I took the bag home and thought of sorting it through before I gave it to the gemach. I was sure that half of the clothing wouldn't be suitable: short sleeves, too flashy or `street-smart.' Most of it really was not up to our standards, but deep down inside, at the very bottom of the bag, was a beautiful blue polyester coat with maroon piping, nice and subdued. A gorgeous girl's coat, imported, brand- new. It must have been put there by mistake. I called her and apologized.

"There was a coat there that looks new to me. You must have put it there by mistake."

"It was no mistake, but you're right. It is new. I bought it for my daughter at the beginning of the winter but she didn't like it, so I bought her a different one. It was a pity to throw it away! If you can find someone to give it to, I'll be so happy."

"I think I already have someone."

I placed the coat on the dresser in the children's room and waited for morning.

The next morning, my seven-year-old burst into the kitchen, her eyes shining.

"Ima! You bought me a new coat! How wonderful!"

I told her that I hadn't bought it but that the woman from Lev L'Achim whom I visit gave it to me.

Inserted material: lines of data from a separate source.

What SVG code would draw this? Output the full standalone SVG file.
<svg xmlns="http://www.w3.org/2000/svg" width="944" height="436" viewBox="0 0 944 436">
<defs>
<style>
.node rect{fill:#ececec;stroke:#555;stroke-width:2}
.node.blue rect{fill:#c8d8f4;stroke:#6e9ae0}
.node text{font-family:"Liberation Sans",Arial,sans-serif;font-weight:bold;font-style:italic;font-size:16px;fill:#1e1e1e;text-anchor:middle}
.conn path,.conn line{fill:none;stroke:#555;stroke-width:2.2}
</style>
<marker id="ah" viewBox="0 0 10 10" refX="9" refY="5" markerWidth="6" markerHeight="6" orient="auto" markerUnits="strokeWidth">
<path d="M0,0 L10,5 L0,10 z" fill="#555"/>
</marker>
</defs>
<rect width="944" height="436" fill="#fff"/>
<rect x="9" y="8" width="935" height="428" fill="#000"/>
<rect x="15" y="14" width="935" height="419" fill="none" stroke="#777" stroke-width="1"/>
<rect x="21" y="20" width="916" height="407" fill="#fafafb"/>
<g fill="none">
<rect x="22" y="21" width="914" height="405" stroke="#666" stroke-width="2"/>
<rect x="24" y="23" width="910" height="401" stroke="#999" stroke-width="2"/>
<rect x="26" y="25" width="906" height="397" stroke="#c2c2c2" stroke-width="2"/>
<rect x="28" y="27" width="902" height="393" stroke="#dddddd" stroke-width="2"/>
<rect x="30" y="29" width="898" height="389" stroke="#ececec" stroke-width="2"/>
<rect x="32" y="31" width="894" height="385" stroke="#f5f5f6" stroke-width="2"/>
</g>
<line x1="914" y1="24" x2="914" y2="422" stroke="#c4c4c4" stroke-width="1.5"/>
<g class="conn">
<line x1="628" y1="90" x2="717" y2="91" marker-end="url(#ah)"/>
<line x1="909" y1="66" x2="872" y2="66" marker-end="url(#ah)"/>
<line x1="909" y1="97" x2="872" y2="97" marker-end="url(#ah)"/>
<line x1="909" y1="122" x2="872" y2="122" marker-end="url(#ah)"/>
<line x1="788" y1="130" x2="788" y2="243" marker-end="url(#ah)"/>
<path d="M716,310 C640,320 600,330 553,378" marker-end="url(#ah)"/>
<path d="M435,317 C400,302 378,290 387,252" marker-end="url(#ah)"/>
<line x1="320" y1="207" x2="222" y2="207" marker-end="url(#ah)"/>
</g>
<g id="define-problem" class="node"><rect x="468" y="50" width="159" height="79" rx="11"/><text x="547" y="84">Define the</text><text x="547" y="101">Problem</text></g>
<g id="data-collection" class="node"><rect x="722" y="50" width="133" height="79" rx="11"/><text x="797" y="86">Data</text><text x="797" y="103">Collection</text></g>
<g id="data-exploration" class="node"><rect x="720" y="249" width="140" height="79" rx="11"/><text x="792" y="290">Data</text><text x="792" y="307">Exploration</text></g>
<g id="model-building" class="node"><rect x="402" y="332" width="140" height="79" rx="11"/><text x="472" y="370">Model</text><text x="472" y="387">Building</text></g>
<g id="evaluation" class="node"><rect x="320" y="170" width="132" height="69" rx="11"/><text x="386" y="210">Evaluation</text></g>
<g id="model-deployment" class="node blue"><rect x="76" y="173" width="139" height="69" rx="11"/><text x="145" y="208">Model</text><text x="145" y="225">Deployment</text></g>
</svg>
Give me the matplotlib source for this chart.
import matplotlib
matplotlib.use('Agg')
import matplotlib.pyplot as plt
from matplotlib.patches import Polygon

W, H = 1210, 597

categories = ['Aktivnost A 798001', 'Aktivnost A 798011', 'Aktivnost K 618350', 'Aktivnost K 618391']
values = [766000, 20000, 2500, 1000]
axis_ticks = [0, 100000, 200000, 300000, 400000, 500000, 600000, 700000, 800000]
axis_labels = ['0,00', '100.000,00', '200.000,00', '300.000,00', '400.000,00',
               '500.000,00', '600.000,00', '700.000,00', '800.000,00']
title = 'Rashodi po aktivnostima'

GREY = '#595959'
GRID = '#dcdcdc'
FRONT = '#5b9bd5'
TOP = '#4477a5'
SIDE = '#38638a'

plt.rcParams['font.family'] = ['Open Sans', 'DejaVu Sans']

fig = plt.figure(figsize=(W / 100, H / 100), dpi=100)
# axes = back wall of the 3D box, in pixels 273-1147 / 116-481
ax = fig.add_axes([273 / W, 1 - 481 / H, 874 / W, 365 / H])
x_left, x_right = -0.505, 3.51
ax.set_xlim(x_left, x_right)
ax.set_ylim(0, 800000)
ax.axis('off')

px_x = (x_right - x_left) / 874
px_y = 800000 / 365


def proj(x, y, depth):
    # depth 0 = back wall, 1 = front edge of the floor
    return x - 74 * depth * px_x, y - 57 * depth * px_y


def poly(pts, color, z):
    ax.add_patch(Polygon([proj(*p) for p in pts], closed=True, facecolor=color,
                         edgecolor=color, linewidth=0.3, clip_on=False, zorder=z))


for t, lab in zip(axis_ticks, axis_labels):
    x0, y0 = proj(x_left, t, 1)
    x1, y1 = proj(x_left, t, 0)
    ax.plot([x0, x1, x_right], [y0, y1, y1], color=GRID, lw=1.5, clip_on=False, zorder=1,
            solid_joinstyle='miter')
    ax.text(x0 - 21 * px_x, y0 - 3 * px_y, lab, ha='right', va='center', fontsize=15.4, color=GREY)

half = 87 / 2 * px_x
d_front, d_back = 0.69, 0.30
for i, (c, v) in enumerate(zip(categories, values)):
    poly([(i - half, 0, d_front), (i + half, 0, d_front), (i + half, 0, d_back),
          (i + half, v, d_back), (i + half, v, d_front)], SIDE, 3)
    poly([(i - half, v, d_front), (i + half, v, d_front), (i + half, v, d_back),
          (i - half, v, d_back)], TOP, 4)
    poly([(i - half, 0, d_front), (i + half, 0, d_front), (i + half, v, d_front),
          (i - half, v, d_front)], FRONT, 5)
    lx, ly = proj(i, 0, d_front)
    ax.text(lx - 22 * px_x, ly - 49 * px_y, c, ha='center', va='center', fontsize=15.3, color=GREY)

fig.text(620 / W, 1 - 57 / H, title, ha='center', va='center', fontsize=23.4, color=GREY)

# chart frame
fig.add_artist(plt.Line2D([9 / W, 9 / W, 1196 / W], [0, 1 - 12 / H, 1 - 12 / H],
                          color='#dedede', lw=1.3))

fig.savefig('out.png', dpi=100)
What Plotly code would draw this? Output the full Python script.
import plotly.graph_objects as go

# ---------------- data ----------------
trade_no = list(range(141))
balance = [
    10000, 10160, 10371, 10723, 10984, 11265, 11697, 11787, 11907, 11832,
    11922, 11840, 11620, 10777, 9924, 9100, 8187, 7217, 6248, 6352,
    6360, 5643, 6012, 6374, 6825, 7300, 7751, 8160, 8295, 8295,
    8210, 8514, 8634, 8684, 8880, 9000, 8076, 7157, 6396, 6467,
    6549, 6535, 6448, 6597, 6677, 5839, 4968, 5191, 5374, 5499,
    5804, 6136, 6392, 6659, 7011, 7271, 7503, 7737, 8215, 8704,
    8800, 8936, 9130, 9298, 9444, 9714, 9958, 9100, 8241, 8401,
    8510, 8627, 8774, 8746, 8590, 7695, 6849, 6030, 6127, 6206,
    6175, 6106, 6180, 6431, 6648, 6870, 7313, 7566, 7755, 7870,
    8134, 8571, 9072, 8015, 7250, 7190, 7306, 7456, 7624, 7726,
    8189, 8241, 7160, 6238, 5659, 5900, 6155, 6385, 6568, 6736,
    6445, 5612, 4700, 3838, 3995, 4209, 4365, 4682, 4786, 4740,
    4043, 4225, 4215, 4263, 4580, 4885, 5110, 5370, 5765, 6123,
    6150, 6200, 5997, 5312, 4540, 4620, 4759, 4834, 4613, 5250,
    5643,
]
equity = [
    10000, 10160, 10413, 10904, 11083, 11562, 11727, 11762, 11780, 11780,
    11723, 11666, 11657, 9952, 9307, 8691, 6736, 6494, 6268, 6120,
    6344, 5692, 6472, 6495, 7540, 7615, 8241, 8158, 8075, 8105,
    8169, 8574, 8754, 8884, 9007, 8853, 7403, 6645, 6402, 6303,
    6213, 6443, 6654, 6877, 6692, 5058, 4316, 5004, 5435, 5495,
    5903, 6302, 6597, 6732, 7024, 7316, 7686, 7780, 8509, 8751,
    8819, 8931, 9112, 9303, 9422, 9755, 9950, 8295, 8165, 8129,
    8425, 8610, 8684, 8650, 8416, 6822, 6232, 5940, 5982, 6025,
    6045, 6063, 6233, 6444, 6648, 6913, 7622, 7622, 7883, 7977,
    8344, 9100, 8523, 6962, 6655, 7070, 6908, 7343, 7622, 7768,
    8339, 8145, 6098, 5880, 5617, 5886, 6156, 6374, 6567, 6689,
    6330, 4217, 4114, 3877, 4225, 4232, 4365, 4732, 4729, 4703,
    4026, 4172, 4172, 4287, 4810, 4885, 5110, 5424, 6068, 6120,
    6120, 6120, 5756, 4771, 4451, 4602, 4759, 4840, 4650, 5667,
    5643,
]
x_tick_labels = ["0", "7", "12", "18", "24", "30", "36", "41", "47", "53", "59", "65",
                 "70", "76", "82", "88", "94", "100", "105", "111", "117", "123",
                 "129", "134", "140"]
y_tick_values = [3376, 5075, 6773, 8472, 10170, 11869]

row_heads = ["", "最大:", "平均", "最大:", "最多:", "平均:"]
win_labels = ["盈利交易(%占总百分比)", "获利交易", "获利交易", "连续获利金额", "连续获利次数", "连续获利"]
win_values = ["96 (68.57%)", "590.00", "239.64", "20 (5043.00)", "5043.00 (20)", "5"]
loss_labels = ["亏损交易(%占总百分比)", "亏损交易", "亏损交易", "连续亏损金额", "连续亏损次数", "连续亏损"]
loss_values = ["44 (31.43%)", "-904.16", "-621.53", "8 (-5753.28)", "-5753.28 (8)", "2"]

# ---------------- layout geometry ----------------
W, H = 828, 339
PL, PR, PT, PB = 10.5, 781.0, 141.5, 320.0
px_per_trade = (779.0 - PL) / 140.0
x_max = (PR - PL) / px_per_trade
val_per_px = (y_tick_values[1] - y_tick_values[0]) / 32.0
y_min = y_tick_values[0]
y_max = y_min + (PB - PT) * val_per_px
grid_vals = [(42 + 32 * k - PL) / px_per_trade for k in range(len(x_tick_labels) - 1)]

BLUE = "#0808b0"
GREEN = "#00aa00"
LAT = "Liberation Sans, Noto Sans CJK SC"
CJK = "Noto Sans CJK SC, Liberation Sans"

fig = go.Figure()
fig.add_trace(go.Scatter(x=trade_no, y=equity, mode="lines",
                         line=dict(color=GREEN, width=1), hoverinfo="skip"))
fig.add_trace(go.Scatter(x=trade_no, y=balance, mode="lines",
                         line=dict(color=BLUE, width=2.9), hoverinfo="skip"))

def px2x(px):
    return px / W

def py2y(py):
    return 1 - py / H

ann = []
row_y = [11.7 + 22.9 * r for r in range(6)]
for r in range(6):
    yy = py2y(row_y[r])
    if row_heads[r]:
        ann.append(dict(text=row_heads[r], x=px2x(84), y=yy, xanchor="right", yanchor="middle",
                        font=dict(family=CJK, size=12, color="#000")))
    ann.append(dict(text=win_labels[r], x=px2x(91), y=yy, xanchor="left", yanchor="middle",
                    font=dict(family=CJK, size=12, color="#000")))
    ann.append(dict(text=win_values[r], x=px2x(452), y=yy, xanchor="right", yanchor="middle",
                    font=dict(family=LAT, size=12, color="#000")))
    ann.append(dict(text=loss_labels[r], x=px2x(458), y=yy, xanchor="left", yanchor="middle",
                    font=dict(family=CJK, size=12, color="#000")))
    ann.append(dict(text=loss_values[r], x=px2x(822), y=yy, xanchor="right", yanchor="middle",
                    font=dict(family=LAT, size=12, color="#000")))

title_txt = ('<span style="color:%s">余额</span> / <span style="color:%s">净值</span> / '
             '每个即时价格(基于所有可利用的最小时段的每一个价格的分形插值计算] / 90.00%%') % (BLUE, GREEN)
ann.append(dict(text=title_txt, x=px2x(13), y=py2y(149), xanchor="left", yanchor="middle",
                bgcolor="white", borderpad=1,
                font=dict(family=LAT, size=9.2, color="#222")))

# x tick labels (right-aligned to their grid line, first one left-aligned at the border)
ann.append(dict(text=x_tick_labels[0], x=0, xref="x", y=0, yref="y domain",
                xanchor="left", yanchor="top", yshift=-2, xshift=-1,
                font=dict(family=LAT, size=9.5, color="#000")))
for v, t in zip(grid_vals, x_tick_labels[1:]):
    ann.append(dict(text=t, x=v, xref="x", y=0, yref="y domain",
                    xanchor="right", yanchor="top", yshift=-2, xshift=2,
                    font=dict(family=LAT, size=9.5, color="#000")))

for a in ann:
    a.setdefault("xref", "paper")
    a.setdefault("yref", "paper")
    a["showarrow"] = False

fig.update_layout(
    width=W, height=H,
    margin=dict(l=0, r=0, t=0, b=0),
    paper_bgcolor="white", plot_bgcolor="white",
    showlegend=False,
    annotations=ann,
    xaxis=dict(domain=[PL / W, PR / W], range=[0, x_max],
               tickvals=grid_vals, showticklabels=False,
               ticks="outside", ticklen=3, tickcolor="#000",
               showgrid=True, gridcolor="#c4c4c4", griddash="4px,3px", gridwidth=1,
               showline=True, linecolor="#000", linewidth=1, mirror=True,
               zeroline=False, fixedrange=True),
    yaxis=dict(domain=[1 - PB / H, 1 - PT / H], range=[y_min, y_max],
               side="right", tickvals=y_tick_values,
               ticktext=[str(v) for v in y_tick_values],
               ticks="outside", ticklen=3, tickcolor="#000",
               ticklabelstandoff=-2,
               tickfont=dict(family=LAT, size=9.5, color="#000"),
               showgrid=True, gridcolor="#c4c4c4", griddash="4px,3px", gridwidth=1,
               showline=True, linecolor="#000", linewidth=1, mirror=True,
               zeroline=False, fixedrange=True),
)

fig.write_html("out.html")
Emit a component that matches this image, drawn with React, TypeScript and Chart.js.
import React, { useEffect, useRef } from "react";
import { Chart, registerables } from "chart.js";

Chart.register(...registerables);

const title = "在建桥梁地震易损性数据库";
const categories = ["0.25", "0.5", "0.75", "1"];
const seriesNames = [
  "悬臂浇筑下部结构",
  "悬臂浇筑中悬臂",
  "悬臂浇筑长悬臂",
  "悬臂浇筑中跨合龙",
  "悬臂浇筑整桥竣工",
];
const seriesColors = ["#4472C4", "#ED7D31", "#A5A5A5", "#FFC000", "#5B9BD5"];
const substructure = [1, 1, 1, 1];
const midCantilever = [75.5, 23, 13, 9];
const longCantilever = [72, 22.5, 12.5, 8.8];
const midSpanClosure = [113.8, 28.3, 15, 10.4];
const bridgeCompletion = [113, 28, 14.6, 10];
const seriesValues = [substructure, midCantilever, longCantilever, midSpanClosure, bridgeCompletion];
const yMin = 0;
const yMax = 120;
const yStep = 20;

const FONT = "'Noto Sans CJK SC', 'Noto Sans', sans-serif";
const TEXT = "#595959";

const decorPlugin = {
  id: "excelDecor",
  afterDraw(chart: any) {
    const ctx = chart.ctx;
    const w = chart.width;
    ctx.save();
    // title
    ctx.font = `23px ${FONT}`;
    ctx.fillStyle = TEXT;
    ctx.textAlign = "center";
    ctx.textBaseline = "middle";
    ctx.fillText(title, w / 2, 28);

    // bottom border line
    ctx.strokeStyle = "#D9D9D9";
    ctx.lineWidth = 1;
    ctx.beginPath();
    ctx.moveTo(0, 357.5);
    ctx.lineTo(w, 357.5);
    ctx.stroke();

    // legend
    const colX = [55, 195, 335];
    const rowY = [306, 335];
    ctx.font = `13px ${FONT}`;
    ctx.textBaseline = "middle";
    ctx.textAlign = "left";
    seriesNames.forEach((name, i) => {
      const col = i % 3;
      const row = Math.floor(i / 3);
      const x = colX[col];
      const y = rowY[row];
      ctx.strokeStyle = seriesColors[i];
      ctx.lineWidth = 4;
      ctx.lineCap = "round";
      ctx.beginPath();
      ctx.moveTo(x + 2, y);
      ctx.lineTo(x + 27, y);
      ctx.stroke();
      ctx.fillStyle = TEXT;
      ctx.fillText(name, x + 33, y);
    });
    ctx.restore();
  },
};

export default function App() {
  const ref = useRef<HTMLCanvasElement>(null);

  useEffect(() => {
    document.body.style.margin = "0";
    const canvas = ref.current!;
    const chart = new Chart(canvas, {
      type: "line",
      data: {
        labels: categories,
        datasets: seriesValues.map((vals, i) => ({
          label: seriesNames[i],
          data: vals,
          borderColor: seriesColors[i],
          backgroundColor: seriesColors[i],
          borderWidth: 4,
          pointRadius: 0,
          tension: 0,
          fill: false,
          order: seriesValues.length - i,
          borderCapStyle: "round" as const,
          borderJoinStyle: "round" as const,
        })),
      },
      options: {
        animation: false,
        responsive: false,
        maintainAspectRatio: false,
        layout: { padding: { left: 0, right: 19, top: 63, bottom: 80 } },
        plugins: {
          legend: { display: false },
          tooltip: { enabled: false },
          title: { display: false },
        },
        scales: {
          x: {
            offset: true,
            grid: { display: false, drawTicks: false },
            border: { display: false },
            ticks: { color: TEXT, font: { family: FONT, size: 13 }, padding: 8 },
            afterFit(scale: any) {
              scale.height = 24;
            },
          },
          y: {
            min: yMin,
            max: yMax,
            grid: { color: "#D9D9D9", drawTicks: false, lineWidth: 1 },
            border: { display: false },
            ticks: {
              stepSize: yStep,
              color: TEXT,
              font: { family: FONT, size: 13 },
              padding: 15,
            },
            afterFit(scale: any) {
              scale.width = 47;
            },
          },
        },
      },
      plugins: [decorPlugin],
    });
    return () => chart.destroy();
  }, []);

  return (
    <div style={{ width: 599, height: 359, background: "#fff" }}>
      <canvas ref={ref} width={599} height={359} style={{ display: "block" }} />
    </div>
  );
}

It made no difference to her. She put it on and it fit her perfectly.

"Look, Ima. It's light blue. Just like my school uniform!"

"Yes, it's truly perfect!" I replied with a smile. "It even matches your school uniform..."

This was a moment of chessed, of Divine lovingkindness. A moment of Heavenly grace. The next time, I told `my lady' this story, mainly to thank her. She is always the one who feels grateful and appreciative, at the receiving end. I thought she would be happy to see our roles reversed and feel what it was like to give, too.

Af first I wasn't sure that she would truly understand what it meant that there was no money to buy a coat. With a designer living room and the story of the cellphone, and a second coat because the child simply didn't like the first one... Perhaps she would conclude that chareidim are all poor and nebich.

Nevertheless, I told her, because I felt obligated to thank her. She listened attentively and then said, "I am so envious. You are so fortunate!'

And how true it is. We are, indeed, so fortunate!